The Post reported on Tuesday that D.C. Public Health Commissioner Dr. Andrew D. McBride hired his friend, Charles E. Dickerson, as a full-time consultant on a noncompetitive basis and that the city paid him $38,788 over seven months although Dickerson maintained his full-time job at Carleton College in Minnesota at the same time.

McBride said earlier that he had relied on Dickerson for an outside perspective and that the city got its money's worth from the advice Dickerson gave him. McBride declined to comment further yesterday.

Sen. Mack Mattingly (R-Ga.), who last year succeeded in adding an amendment to the District's fiscal 1985 appropriations bill that cut $3.5 million out of $25.3 million the city had budgeted for consultant contracts, said yesterday that the Dickerson contract shows why the reduction was warranted.

"If this is an example of how they spend taxpayers' money on consultants, my amendment should have cut a lot more than 10 percent out of that portion of the appropriations bill," Mattingly said in a statement. "We could have bought the District of Columbia government the Collected Works of Confucius and Yogi Berra for a lot less than $38,000."

Mattingly was referring to a 35-page supplemental report that Dickerson submitted to McBride in August in response to The Post's inquiries about the contract, which had ended in April. Dickerson, who has a PhD in history, quoted liberally from philosophers, historians and former baseball player Berra and said that in advising McBride on bureaucratic reform "there was major consideration of the tenets of Confucianism."

"The point of this story was the seemingly indifferent way the money was spent," said Rep.
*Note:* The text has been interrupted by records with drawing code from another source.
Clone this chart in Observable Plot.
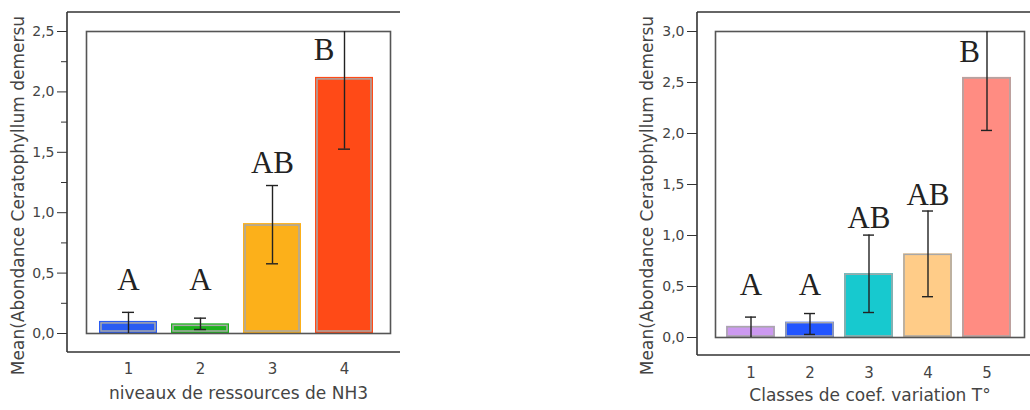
<!DOCTYPE html>
<html>
<head>
<meta charset="utf-8">
<script src="https://cdn.jsdelivr.net/npm/d3@7"></script>
<script src="https://cdn.jsdelivr.net/npm/@observablehq/plot@0.6"></script>
<style>
  html, body { margin: 0; padding: 0; background: #fff; }
  #wrap { position: relative; width: 1030px; height: 410px; overflow: hidden; }
  .panel { position: absolute; top: 0; }
</style>
</head>
<body>
<div id="wrap">
  <div id="left" class="panel" style="left:0px"></div>
  <div id="right" class="panel" style="left:600px"></div>
</div>
<script>
// ---- Left chart data ----
const catsLeft = ["1", "2", "3", "4"];
const meanLeft = [0.10, 0.08, 0.91, 2.12];
const loLeft = [-0.02, 0.033, 0.577, 1.526];
const hiLeft = [0.175, 0.127, 1.225, 2.71];
const lettersLeft = ["A", "A", "AB", "B"];
const letterYLeft = [0.356, 0.356, 1.325, 2.268];
const colorsLeft = ["#2a5cf2", "#1cb21c", "#fcb01a", "#ff4a17"];
const yTicksLeft = [0, 0.5, 1, 1.5, 2, 2.5];
const yMinorLeft = [0.25, 0.75, 1.25, 1.75, 2.25];
const xTitleLeft = "niveaux de ressources de NH3";

// ---- Right chart data ----
const catsRight = ["1", "2", "3", "4", "5"];
const meanRight = [0.11, 0.15, 0.626, 0.82, 2.55];
const loRight = [-0.01, 0.03, 0.245, 0.40, 2.03];
const hiRight = [0.20, 0.235, 1.004, 1.24, 3.07];
const lettersRight = ["A", "A", "AB", "AB", "B"];
const letterYRight = [0.414, 0.414, 1.07, 1.295, 2.70];
const colorsRight = ["#cc99f0", "#2255ff", "#17c9cf", "#ffcc88", "#ff8c82"];
const yTicksRight = [0, 0.5, 1, 1.5, 2, 2.5, 3];
const yMinorRight = [];
const xTitleRight = "Classes de coef. variation T°";

const yTitle = "Mean(Abondance Ceratophyllum demersu";

const fmt = d => d.toFixed(1).replace(".", ",");

function makeChart(cfg) {
  const data = cfg.cats.map((c, i) => ({
    cat: c, mean: cfg.mean[i], lo: cfg.lo[i], hi: cfg.hi[i],
    letter: cfg.letters[i], ly: cfg.letterY[i]
  }));
  const m = cfg.margins;
  const off = cfg.outer;
  const capInset = cfg.capInset;
  const chart = Plot.plot({
    width: cfg.width,
    height: 410,
    marginLeft: m.left, marginRight: m.right, marginTop: m.top, marginBottom: m.bottom,
    style: { fontFamily: "DejaVu Sans", fontSize: "14px", color: "#333", background: "transparent", overflow: "visible" },
    x: { domain: cfg.cats, paddingInner: cfg.padIn, paddingOuter: cfg.padOut, align: 0.45, axis: null },
    y: { domain: cfg.yDomain, axis: null },
    color: { domain: cfg.cats, range: cfg.colors },
    marks: [
      Plot.barY(data, { x: "cat", y: "mean", fill: "cat" }),
      Plot.barY(data, { x: "cat", y: "mean", fill: "none", stroke: "#a8a8a8", strokeWidth: 1.5, inset: cfg.barStrokeInset }),
      Plot.frame({ stroke: "#555", strokeWidth: 1.6 }),
      Plot.ruleX(data, { x: "cat", y1: "lo", y2: "hi", stroke: "#222", strokeWidth: 1.4, clip: true }),
      Plot.tickY(data, { x: "cat", y: "hi", stroke: "#222", strokeWidth: 1.4, inset: capInset, clip: true }),
      Plot.tickY(data, { x: "cat", y: "lo", stroke: "#222", strokeWidth: 1.4, inset: capInset, clip: true }),
      Plot.text(data.filter(d => d.letter !== "B"), { x: "cat", y: "ly", text: "letter", lineAnchor: "bottom", fontFamily: "Liberation Serif", fontSize: 31, fill: "#222" }),
      Plot.text(data.filter(d => d.letter === "B"), { x: "cat", y: "ly", text: "letter", lineAnchor: "bottom", textAnchor: "end", dx: cfg.bDx, fontFamily: "Liberation Serif", fontSize: 31, fill: "#222" }),
      Plot.axisY(cfg.yTicks, { anchor: "left", tickSize: 10, tickPadding: 3, dx: -off.left, tickFormat: fmt, label: null, fontSize: 14, stroke: "#333", fill: "#444" }),
      ...(cfg.yMinor.length ? [Plot.axisY(cfg.yMinor, { anchor: "left", tickSize: 6, tickPadding: 3, dx: -off.left, tickFormat: () => "", label: null, stroke: "#333" })] : []),
      Plot.axisX({ anchor: "bottom", tickSize: 0, tickPadding: 30, label: null, fontSize: 15, fill: "#444" }),
      Plot.text([cfg.xTitle], { frameAnchor: "bottom", textAnchor: "middle", dy: cfg.xTitleDy, fontSize: 17, fill: "#444" }),
      Plot.text([yTitle], { frameAnchor: "left", textAnchor: "middle", rotate: -90, dx: -68, dy: cfg.yTitleDy, fontSize: 17, fill: "#444" })
    ]
  });
  // outer (open) frame: top, left, bottom lines
  const svg = d3.select(chart.tagName.toLowerCase() === "svg" ? chart : chart.querySelector("svg"));
  const x0 = m.left - off.left;
  const yT = m.top - off.top;
  const yB = 410 - m.bottom + off.bottom;
  const xR = cfg.outerRight;
  const g = svg.append("g").attr("stroke", "#333").attr("stroke-width", 1.6).attr("fill", "none");
  g.append("line").attr("x1", x0).attr("x2", xR).attr("y1", yT).attr("y2", yT);
  g.append("line").attr("x1", x0).attr("x2", x0).attr("y1", yT).attr("y2", yB);
  g.append("line").attr("x1", x0).attr("x2", xR).attr("y1", yB).attr("y2", yB);
  return chart;
}

document.getElementById("left").appendChild(makeChart({
  width: 420,
  cats: catsLeft, mean: meanLeft, lo: loLeft, hi: hiLeft, letters: lettersLeft, letterY: letterYLeft,
  colors: colorsLeft, yTicks: yTicksLeft, yMinor: yMinorLeft, yDomain: [0, 2.5],
  margins: { left: 86, right: 30, top: 31, bottom: 77 },
  outer: { left: 19, top: 19, bottom: 19 }, outerRight: 400,
  padIn: 0.194, padOut: 0.2, capInset: 23, barStrokeInset: 2, bDx: -10,
  xTitle: xTitleLeft, xTitleDy: 65, yTitleDy: 13
}));

document.getElementById("right").appendChild(makeChart({
  width: 430,
  cats: catsRight, mean: meanRight, lo: loRight, hi: hiRight, letters: lettersRight, letterY: letterYRight,
  colors: colorsRight, yTicks: yTicksRight, yMinor: yMinorRight, yDomain: [0, 3],
  margins: { left: 115, right: 6, top: 31, bottom: 73 },
  outer: { left: 18, top: 19, bottom: 18 }, outerRight: 430,
  padIn: 0.168, padOut: 0.185, capInset: 19, barStrokeInset: 1, bDx: -7,
  xTitle: xTitleRight, xTitleDy: 63, yTitleDy: 11
}));
</script>
</body>
</html>
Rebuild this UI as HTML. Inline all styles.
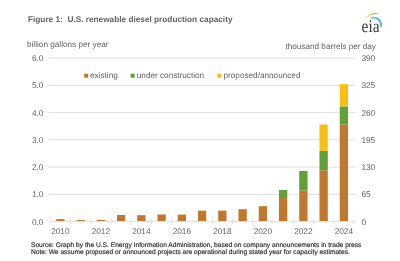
<!DOCTYPE html>
<html><head><meta charset="utf-8"><style>
html,body{margin:0;padding:0;background:#fff;width:400px;height:261px;overflow:hidden}
svg{display:block}
#w{will-change:transform;width:400px;height:261px}
text{font-family:"Liberation Sans",sans-serif;fill:#626262;text-rendering:geometricPrecision}
.n{font-size:8.3px}
.t{font-size:8.25px;font-weight:bold}
.a{font-size:8.2px}
.s{font-size:6.65px;fill:#333;stroke:#333;stroke-width:0.18px}
</style></head><body>
<div id="w"><svg width="400" height="261" viewBox="0 0 400 261" style="white-space:pre">
<rect width="400" height="261" fill="#fff"/>
<text x="28" y="21.7" class="t">Figure 1:&#160; U.S. renewable diesel production capacity</text>
<text x="27" y="47.2" class="a">billion gallons per year</text>
<text x="285.4" y="48.7" class="a">thousand barrels per day</text>
<line x1="48.3" y1="194.35" x2="355.5" y2="194.35" stroke="#DFDFDF" stroke-width="1"/>
<line x1="48.3" y1="167.10" x2="355.5" y2="167.10" stroke="#DFDFDF" stroke-width="1"/>
<line x1="48.3" y1="139.85" x2="355.5" y2="139.85" stroke="#DFDFDF" stroke-width="1"/>
<line x1="48.3" y1="112.60" x2="355.5" y2="112.60" stroke="#DFDFDF" stroke-width="1"/>
<line x1="48.3" y1="85.35" x2="355.5" y2="85.35" stroke="#DFDFDF" stroke-width="1"/>
<line x1="48.3" y1="58.10" x2="355.5" y2="58.10" stroke="#DFDFDF" stroke-width="1"/>
<rect x="56.23" y="219.10" width="8.3" height="2.20" fill="#C0772E"/>
<rect x="76.47" y="219.90" width="8.3" height="1.40" fill="#C0772E"/>
<rect x="96.72" y="219.90" width="8.3" height="1.40" fill="#C0772E"/>
<rect x="116.97" y="215.00" width="8.3" height="6.30" fill="#C0772E"/>
<rect x="137.22" y="215.20" width="8.3" height="6.10" fill="#C0772E"/>
<rect x="157.47" y="214.50" width="8.3" height="6.80" fill="#C0772E"/>
<rect x="177.72" y="214.60" width="8.3" height="6.70" fill="#C0772E"/>
<rect x="197.97" y="210.70" width="8.3" height="10.60" fill="#C0772E"/>
<rect x="218.22" y="210.60" width="8.3" height="10.70" fill="#C0772E"/>
<rect x="238.47" y="209.20" width="8.3" height="12.10" fill="#C0772E"/>
<rect x="258.73" y="206.20" width="8.3" height="15.10" fill="#C0772E"/>
<rect x="278.98" y="198.00" width="8.3" height="23.30" fill="#C0772E"/>
<rect x="278.98" y="190.00" width="8.3" height="8.00" fill="#60A037"/>
<rect x="299.23" y="190.50" width="8.3" height="30.80" fill="#C0772E"/>
<rect x="299.23" y="170.90" width="8.3" height="19.60" fill="#60A037"/>
<rect x="319.48" y="170.30" width="8.3" height="51.00" fill="#C0772E"/>
<rect x="319.48" y="151.00" width="8.3" height="19.30" fill="#60A037"/>
<rect x="319.48" y="124.50" width="8.3" height="26.50" fill="#F9C013"/>
<rect x="339.73" y="124.50" width="8.3" height="96.80" fill="#C0772E"/>
<rect x="339.73" y="106.40" width="8.3" height="18.10" fill="#60A037"/>
<rect x="339.73" y="84.20" width="8.3" height="22.20" fill="#F9C013"/>
<line x1="50.25" y1="221.6" x2="354.00" y2="221.6" stroke="#DFDFDF" stroke-width="1"/>
<line x1="50.25" y1="219.1" x2="50.25" y2="224.29999999999998" stroke="#DFDFDF" stroke-width="1"/>
<line x1="70.50" y1="219.1" x2="70.50" y2="224.29999999999998" stroke="#DFDFDF" stroke-width="1"/>
<line x1="90.75" y1="219.1" x2="90.75" y2="224.29999999999998" stroke="#DFDFDF" stroke-width="1"/>
<line x1="111.00" y1="219.1" x2="111.00" y2="224.29999999999998" stroke="#DFDFDF" stroke-width="1"/>
<line x1="131.25" y1="219.1" x2="131.25" y2="224.29999999999998" stroke="#DFDFDF" stroke-width="1"/>
<line x1="151.50" y1="219.1" x2="151.50" y2="224.29999999999998" stroke="#DFDFDF" stroke-width="1"/>
<line x1="171.75" y1="219.1" x2="171.75" y2="224.29999999999998" stroke="#DFDFDF" stroke-width="1"/>
<line x1="192.00" y1="219.1" x2="192.00" y2="224.29999999999998" stroke="#DFDFDF" stroke-width="1"/>
<line x1="212.25" y1="219.1" x2="212.25" y2="224.29999999999998" stroke="#DFDFDF" stroke-width="1"/>
<line x1="232.50" y1="219.1" x2="232.50" y2="224.29999999999998" stroke="#DFDFDF" stroke-width="1"/>
<line x1="252.75" y1="219.1" x2="252.75" y2="224.29999999999998" stroke="#DFDFDF" stroke-width="1"/>
<line x1="273.00" y1="219.1" x2="273.00" y2="224.29999999999998" stroke="#DFDFDF" stroke-width="1"/>
<line x1="293.25" y1="219.1" x2="293.25" y2="224.29999999999998" stroke="#DFDFDF" stroke-width="1"/>
<line x1="313.50" y1="219.1" x2="313.50" y2="224.29999999999998" stroke="#DFDFDF" stroke-width="1"/>
<line x1="333.75" y1="219.1" x2="333.75" y2="224.29999999999998" stroke="#DFDFDF" stroke-width="1"/>
<line x1="354.00" y1="219.1" x2="354.00" y2="224.29999999999998" stroke="#DFDFDF" stroke-width="1"/>
<text x="43.5" y="224.50" text-anchor="end" class="n">0.0</text>
<text x="43.5" y="197.25" text-anchor="end" class="n">1.0</text>
<text x="43.5" y="170.00" text-anchor="end" class="n">2.0</text>
<text x="43.5" y="142.75" text-anchor="end" class="n">3.0</text>
<text x="43.5" y="115.50" text-anchor="end" class="n">4.0</text>
<text x="43.5" y="88.25" text-anchor="end" class="n">5.0</text>
<text x="43.5" y="61.00" text-anchor="end" class="n">6.0</text>
<text x="361.4" y="224.50" class="n">0</text>
<text x="361.4" y="197.25" class="n">65</text>
<text x="361.4" y="170.00" class="n">130</text>
<text x="361.4" y="142.75" class="n">195</text>
<text x="361.4" y="115.50" class="n">260</text>
<text x="361.4" y="88.25" class="n">325</text>
<text x="361.4" y="61.00" class="n">390</text>
<text x="60.38" y="234.3" text-anchor="middle" class="n">2010</text>
<text x="100.88" y="234.3" text-anchor="middle" class="n">2012</text>
<text x="141.38" y="234.3" text-anchor="middle" class="n">2014</text>
<text x="181.88" y="234.3" text-anchor="middle" class="n">2016</text>
<text x="222.38" y="234.3" text-anchor="middle" class="n">2018</text>
<text x="262.88" y="234.3" text-anchor="middle" class="n">2020</text>
<text x="303.38" y="234.3" text-anchor="middle" class="n">2022</text>
<text x="343.88" y="234.3" text-anchor="middle" class="n">2024</text>
<rect x="84.2" y="73.7" width="4" height="4" fill="#C0772E"/>
<text x="90" y="78" class="a">existing</text>
<rect x="130.6" y="73.7" width="4" height="4" fill="#60A037"/>
<text x="136.8" y="78" class="a">under construction</text>
<rect x="217.2" y="73.7" width="4" height="4" fill="#F9C013"/>
<text x="223.5" y="78" class="a">proposed/announced</text>
<text x="31" y="246.8" class="s">Source: Graph by the U.S. Energy Information Administration, based on company announcements in trade press</text>
<text x="31" y="254.3" class="s">Note: We assume proposed or announced projects are operational during stated year for capacity estimates.</text>
<defs><linearGradient id="gy" x1="0" y1="0" x2="1" y2="0"><stop offset="0" stop-color="#F4EBB0"/><stop offset="0.4" stop-color="#E2D878"/><stop offset="1" stop-color="#76A850"/></linearGradient>
<linearGradient id="gb" x1="0" y1="0" x2="1" y2="1"><stop offset="0" stop-color="#8CC6E6"/><stop offset="0.5" stop-color="#4FA3D6"/><stop offset="1" stop-color="#6AB3DC"/></linearGradient></defs>
<g>
<path d="M363.6 20.2 A13.8 13.8 0 0 1 379.2 13.2 A28 28 0 0 0 363.6 20.2 Z" fill="url(#gy)"/>
<path d="M371.2 18.1 A7.6 7.6 0 0 1 380.9 27" stroke="url(#gb)" stroke-width="1.8" fill="none"/>
<text x="0" y="0" transform="translate(361.6 31.5) scale(0.9 1.05)" style="font-family:'Liberation Serif',serif;font-size:17px;fill:#3A3A3A">eia</text>
</g>
</svg></div>
</body></html>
Ralph Regula (R-Ohio), who this year sponsored an amendment to the District's appropriations bill requiring that all contracts be bid competitively. "That the Dickerson contract is a classic example of the kinds of concerns that we have and that prompted the amendment to begin with."

Meanwhile, D.C. City Council member Carol Schwartz (R-At Large), introduced a bill yesterday that would require that the mayor's annual budget proposal include a breakdown of the amount each agency, department or board plans to spend on consultant contracts.